Volgens berekeningen stevenen we af op een groot lerarentekort. Maakt u zich ook zorgen?

“Het is nog maar de vraag hoe groot dat tekort is. Je ziet dat nu met de pabo’s, het voorspelde tekort is er niet; het omgekeerde is het geval. Het moet nog maar blijken of die prognoses uitkomen. Wat mij betreft zetten we niet in op het zoveel mogelijk binnenhalen van studenten, maar zorgen we er voor dat studenten bewust kiezen voor de lerarenopleiding en minder uitvallen. Want het uitvalpercentage is, in het hele hbo trouwens, te hoog.
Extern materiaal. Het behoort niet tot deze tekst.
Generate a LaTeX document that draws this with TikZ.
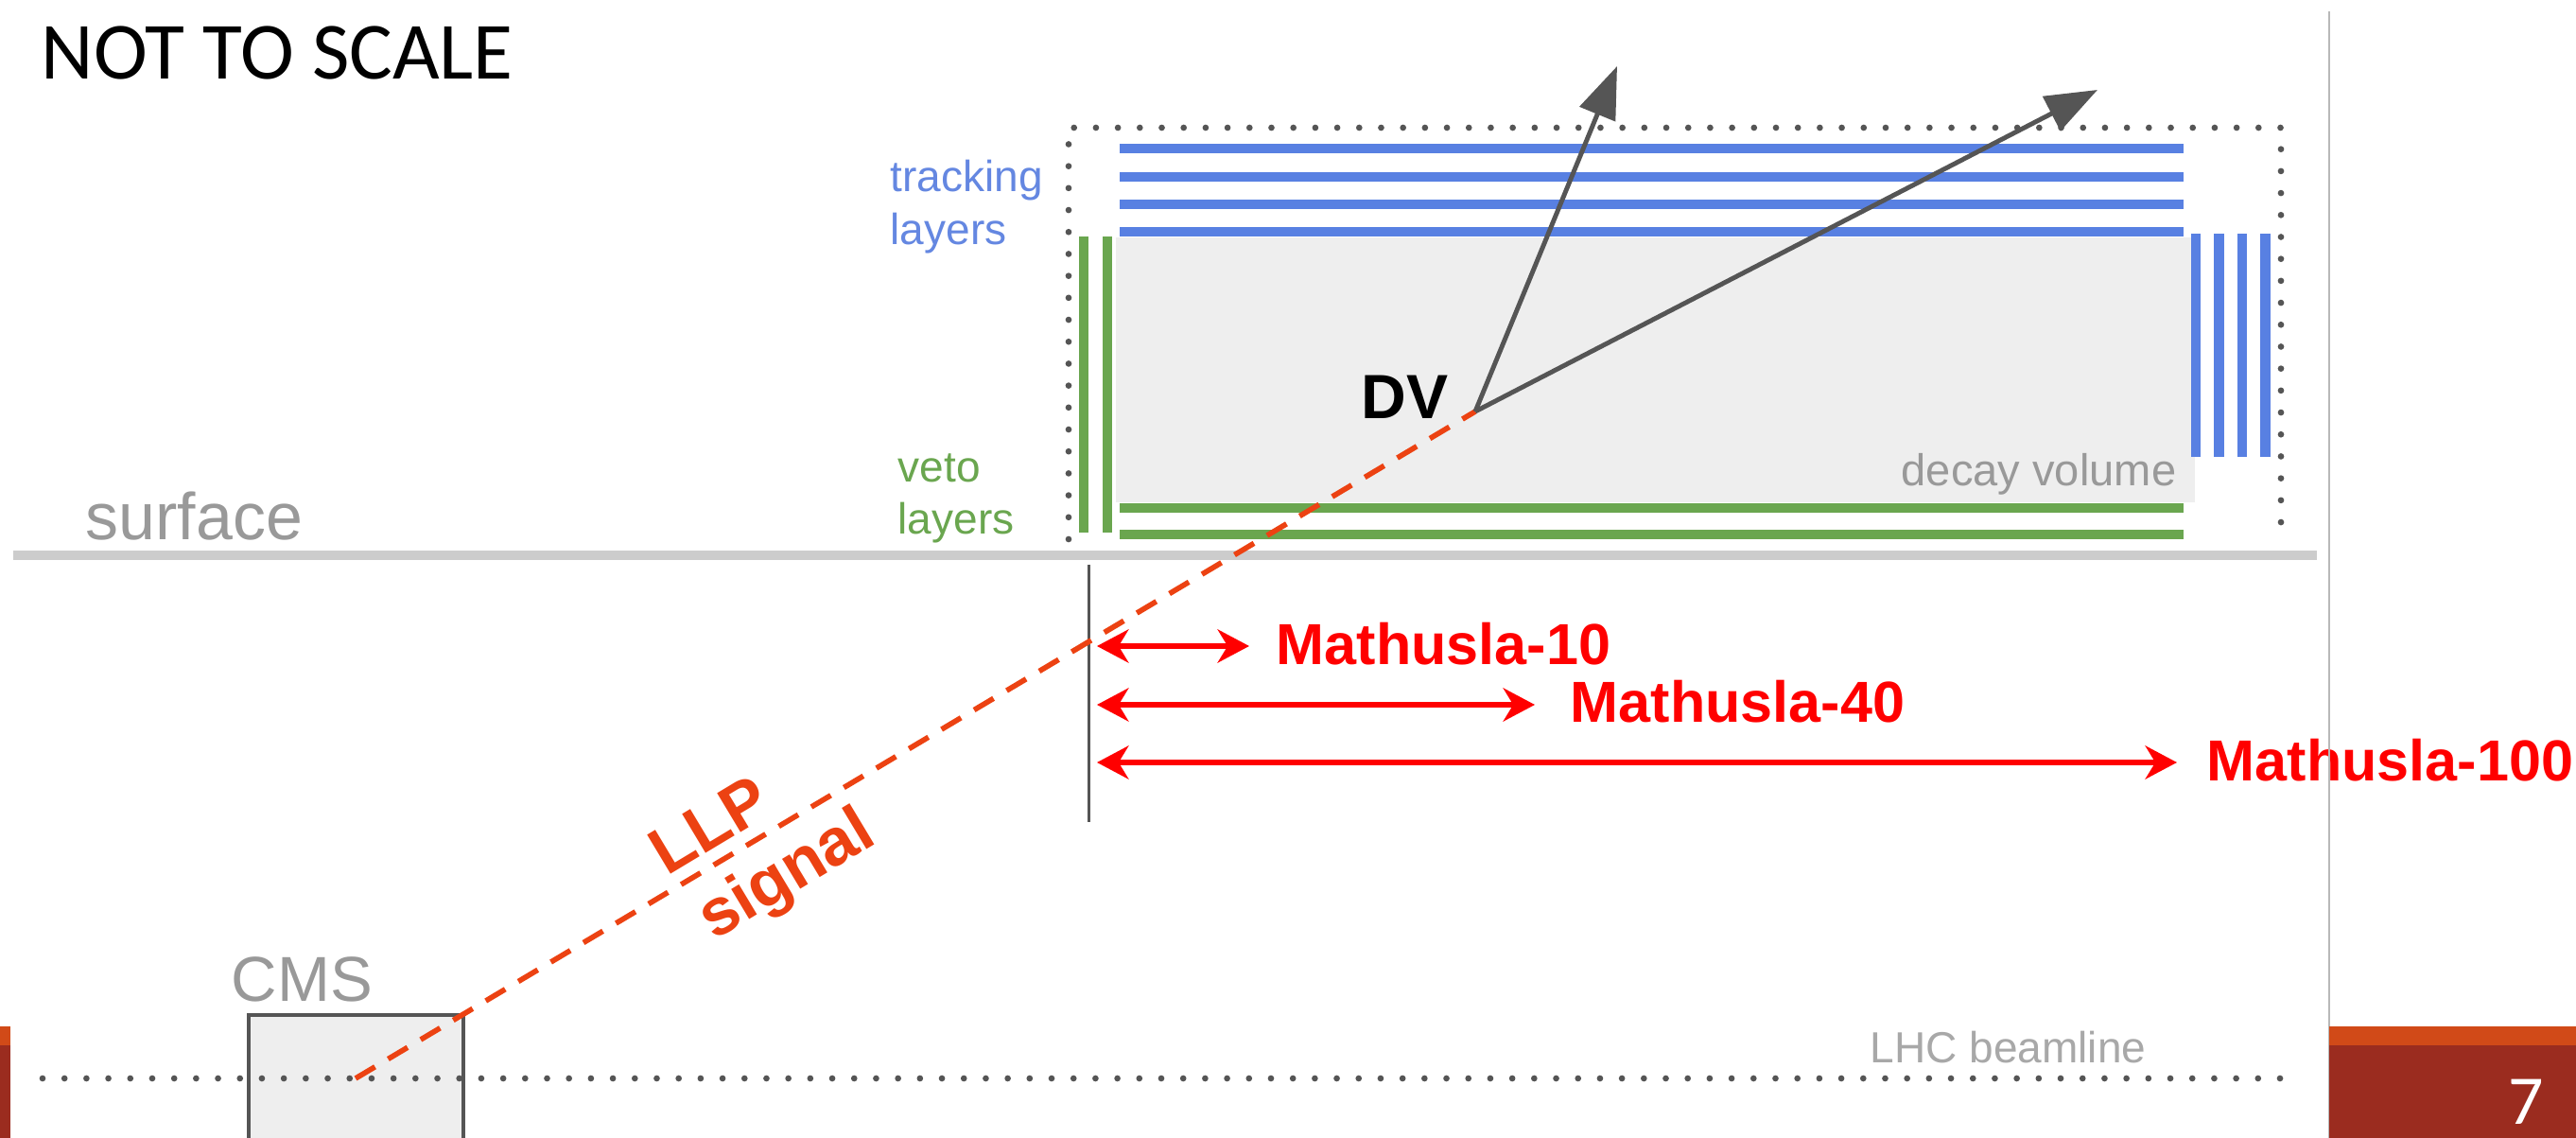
\documentclass[tikz,border=0pt]{standalone}
\usepackage{fontspec}
\setmainfont{Liberation Sans}
\newfontfamily\calib{Carlito}
\usetikzlibrary{arrows.meta}
\definecolor{trk}{RGB}{88,128,226}
\definecolor{trklbl}{RGB}{100,135,225}
\definecolor{vetoc}{RGB}{106,166,79}
\definecolor{llpc}{RGB}{236,66,18}
\definecolor{mred}{RGB}{255,0,0}
\definecolor{dgray}{RGB}{85,85,85}
\definecolor{lgray}{RGB}{153,153,153}
\definecolor{volfill}{RGB}{238,238,238}
\definecolor{surf}{RGB}{204,204,204}
\definecolor{barorange}{RGB}{209,74,24}
\definecolor{barred}{RGB}{155,44,31}
\tikzset{
  trkline/.style={draw=trk, line width=3.1pt},
  vetoline/.style={draw=vetoc, line width=2.9pt},
  dotline/.style={draw=dgray, line width=1.9pt, line cap=round, dash pattern=on 0pt off 6.6pt},
  llpline/.style={draw=llpc, line width=1.6pt, dash pattern=on 6.8pt off 4.6pt},
  trackarrow/.style={draw=dgray, line width=1.4pt, -{Triangle[length=15.6pt,width=11.4pt]}},
  sizearrow/.style={draw=mred, line width=1.5pt, {Stealth[length=9.5pt,width=10pt,inset=3pt]}-{Stealth[length=9.5pt,width=10pt,inset=3pt]}},
  lbl/.style={inner sep=0pt, anchor=base west},
  smalllbl/.style={lbl, font=\fontsize{13.1pt}{15.9pt}\selectfont},
  mlbl/.style={lbl, text=mred, font=\fontsize{17.4pt}{20pt}\selectfont\bfseries},
  llplbl/.style={inner sep=0pt, text=llpc, rotate=31, font=\fontsize{19.9pt}{22pt}\selectfont\bfseries},
}
\begin{document}
\begin{tikzpicture}[x=0.1mm, y=-0.1mm]
\useasboundingbox (0,0) rectangle (2724,1203);
\clip (0,0) rectangle (2724,1203);

% decay volume
\fill[volfill] (1180,251) rectangle (2321,531);
\node[lbl, text=lgray, font=\fontsize{13.4pt}{16pt}\selectfont] (dvol) at (2010,514) {decay volume};

% tracking layers
\foreach \y in {157,187,216,245} \draw[trkline] (1184,\y) -- (2309,\y);
\foreach \x in {2322,2346.5,2371,2395.5} \draw[trkline] (\x,247) -- (\x,483);
% veto layers
\foreach \y in {537,565} \draw[vetoline] (1184,\y) -- (2309,\y);
\foreach \x in {1146,1171} \draw[vetoline] (\x,250) -- (\x,563);

% dotted outline
\draw[dotline] (1130,570) -- (1130,135) -- (2412,135) -- (2412,570);

% surface
\draw[draw=surf, line width=2.9pt] (14,587) -- (2450,587);
\node[lbl, text=lgray, font=\fontsize{19.9pt}{22pt}\selectfont] (surface) at (90,571) {surface};

% reference line
\draw[dgray, line width=0.85pt] (1151,597) -- (1151,869);

% CMS
\node[draw=dgray, fill=volfill, line width=1.15pt, minimum width=22.7mm, minimum height=17.7mm, inner sep=0pt] (cms) at (376.5,1161.5) {};
\node[lbl, text=lgray, font=\fontsize{19.1pt}{22pt}\selectfont] (cmslbl) at (244,1058) {CMS};
\draw[dotline] (45,1140) -- (2416,1140);
\node[lbl, text=lgray!85, font=\fontsize{13.1pt}{16pt}\selectfont] (lhc) at (1977,1123) {LHC beamline};

% LLP
\coordinate (ip) at (376,1140);
\coordinate (dv) at (1560,435);
\draw[llpline] (ip) -- (dv);
\node[llplbl] (llp) at (750,872) {LLP};
\node[llplbl] (sig) at (833,927) {signal};

% decay products
\coordinate (t1) at (1710,70);
\coordinate (t2) at (2218,95);
\draw[trackarrow] (dv) -- (t1);
\draw[trackarrow] (dv) -- (t2);
\node[lbl, font=\fontsize{18.8pt}{22pt}\selectfont\bfseries] (dvlbl) at (1439,443) {DV};

% labels for layers
\node[smalllbl, text=trklbl] (trklab1) at (941,203) {tracking};
\node[smalllbl, text=trklbl] (trklab2) at (941,259) {layers};
\node[smalllbl, text=vetoc] (vetolab1) at (949,510) {veto};
\node[smalllbl, text=vetoc] (vetolab2) at (949,565) {layers};

% Mathusla sizes
\coordinate (a10) at (1160,683); \coordinate (b10) at (1321,683);
\coordinate (a40) at (1160,745); \coordinate (b40) at (1623,745);
\coordinate (a100) at (1160,806); \coordinate (b100) at (2302,806);
\draw[sizearrow] (a10) -- (b10);
\draw[sizearrow] (a40) -- (b40);
\draw[sizearrow] (a100) -- (b100);
\node[mlbl] (m10) at (1349,703) {Mathusla-10};
\node[mlbl] (m40) at (1660,764) {Mathusla-40};
\node[mlbl] (m100) at (2333,826) {Mathusla-100};

% title
\node[lbl, font=\calib\fontsize{24.4pt}{27pt}\selectfont] (title) at (43,84) {NOT TO SCALE};

% slide decorations
\draw[draw=surf!90!black, line width=0.6pt] (2463,12) -- (2463,1203);
\fill[barorange] (0,1085) rectangle (11,1105);
\fill[barred] (0,1105) rectangle (11,1203);
\fill[barorange] (2463,1085) rectangle (2724,1105);
\fill[barred] (2463,1105) rectangle (2724,1203);
\node[lbl, text=white, font=\calib\fontsize{21pt}{24pt}\selectfont] (pnum) at (2652,1188) {7};
\end{tikzpicture}
\end{document}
Als ADEF (het directeurenoverleg van de lerarenopleidingen, red.) hebben we erop aangedrongen dat er wordt vastgesteld waar de tekorten zich precies voordoen, zodat we geen gemeenschapsgeld steken in een opleiding voor een vak waar geen vraag naar is. Op dit moment zie je bijvoorbeeld dat omgangskunde heel populair is, maar het voortgezet onderwijs zit daar amper op te wachten.”

De onvermijdelijke vraag, hoe staat het met het imago van de leraar?

“Volgens mij een stuk beter dan voorheen. Docenten zouden er zich meer bewust van moeten zijn dat zij daar invloed op hebben. Wij bespreken dat ook met onze studenten. Iemand heeft eens gezegd, ‘niemand heeft zoveel zendtijd voor zijn beroep als de leraar’. Maar dan moet hij niet tegen leerlingen klagen dat hij het zo druk heeft en zo weinig verdient. En netjes gekleed zijn hoort er ook bij. Ik heb wel eens een docent naar huis gestuurd die bij een diploma-uitreiking in korte broek kwam. Dat kan natuurlijk niet.”

[Dit artikel is eerder gepubliceerd in VO-Magazine]

Ans Buys is directeur van de Fontys Lerarenopleiding in Tilburg. Daarnaast is ze onder andere voorzitter van ADEF (het landelijk overleg directeuren lerarenopleidingen). Ze is oud-rector van het St. Janslyceum in Tilburg en oud-docent Nederlands.